Why is Alaska missing? Not in the United States anymore? It's usually found about one tenth size just off the Arizona coast. Not a lot of lawns in Alaska anyway.
{facetious mode on}
They couldn't get a reliable analysis of lawn area in Alaska when there wasn't any snow cover on them.
{/facetious}
What about Hawai'i?
Long Island is mostly lawn? Fascinating map.
I fought the lawn and the lawn won!
My daughter is a HydroGeologist. I wonder if she would enjoy these photos.
I imagine the lawn area for the Hamptons mansions figured into that. And golf courses. (I noticed it too -- even thinking that the name should be changed from "Long Island" to "Lawn Island" -- but isn't that how most of the locals pronounce it anyway?)
Sure do wish I was in the lawnmower business....not!!!
I don't know. My wife is from there, but her accent is all her own.
I note that Albany, Syracuse, Rochester and Buffalo all appear as green dots, connected by a green line, wondering if the line is the median of I-90, though that seems too ridiculous for words. And the new growth along I-85 corridor through NC, which is becomeing way too crowded, shows up rather well.
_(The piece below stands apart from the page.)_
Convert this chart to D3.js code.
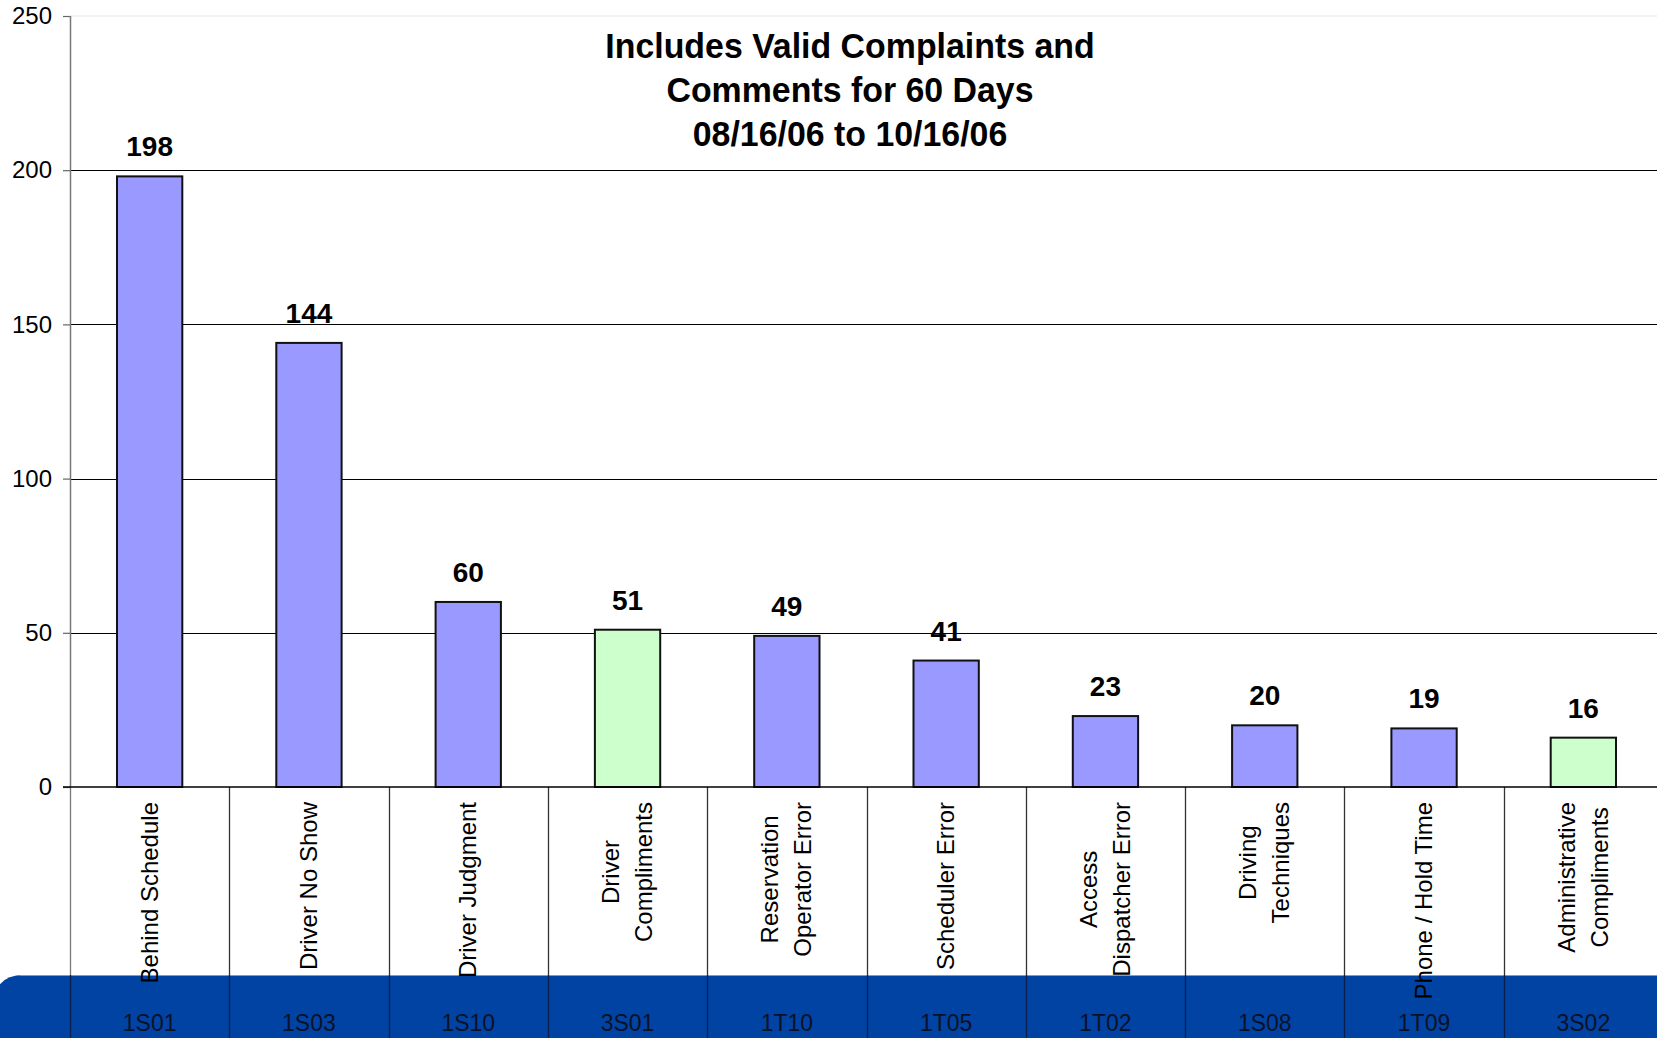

It's probably not the median -- many of the interstates are discernible as dotted green lines, because small communities have probably grown up next to the interstate between larger cities. The alteration of ground cover in even a small area can be quantified, it appears.
There are a couple of places in Virginia with almost continous green lines along the interstate that might be the median strip, I-81 that parallels the VA/WestVA border and I-95 south of Richmond. Regarding the latter, I was on it relatively recently, and it still is a 2-lane interstate in both directions with a relatively wide median. So this analysis may be picking up grass in wide interstate medians.
That's right. Hawaii is also missing. Well, that's the Lower 48 for you. Parochial, the whole bunch.